Long-Tailed Recognition on Binary Networks by Calibrating A Pre-trained Model
Jihun Kim, Dahyun Kim, Hyungrok Jung, Taeil Oh, Jonghyun Choi
TL;DR
This work tackles long-tailed recognition on resource-constrained binary neural networks by introducing Calibrate and Distill (CANDLE). A pretrained full-precision teacher is calibrated on target LT data and used to distill supervision into a binary student, with an adversarially learned balancing of distillation terms and an efficient multiresolution learning scheme to generalize across datasets. The approach yields large improvements over prior LT methods across 15 benchmarks, especially boosting tail-class accuracy, while maintaining computational efficiency suitable for edge deployment. The results demonstrate that distillation from a fixed FP teacher, when combined with dataset-aware balancing and multiresolution calibration, provides a scalable path to accurate LT recognition on binary networks. Limitations include dependency on non-LT pretrained teachers; future work could explore LT-pretrained teachers to further enhance performance and fairness across classes.
Abstract
Deploying deep models in real-world scenarios entails a number of challenges, including computational efficiency and real-world (e.g., long-tailed) data distributions. We address the combined challenge of learning long-tailed distributions using highly resource-efficient binary neural networks as backbones.

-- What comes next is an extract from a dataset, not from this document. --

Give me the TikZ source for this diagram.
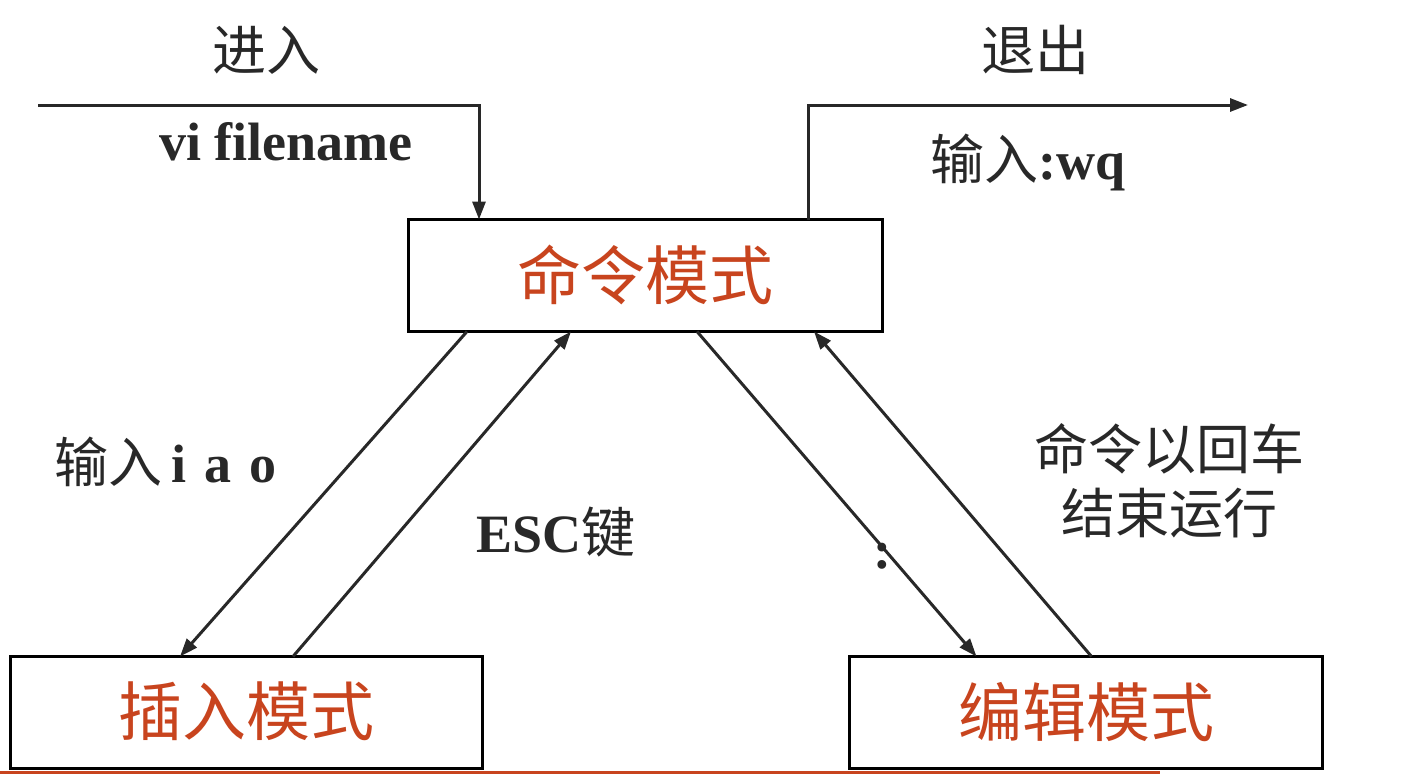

Specifically, we propose a calibrate-and-distill framework that uses off-the-shelf pretrained full-precision models trained on balanced datasets to use as teachers for distillation when learning binary networks on long-tailed datasets. To better generalize to various datasets, we further propose a novel adversarial balancing among the terms in the objective function and an efficient multiresolution learning scheme. We conducted the largest empirical study in the literature using 15 datasets, including newly derived long-tailed datasets from existing balanced datasets, and show that our proposed method outperforms prior art by large margins (>14.33% on average).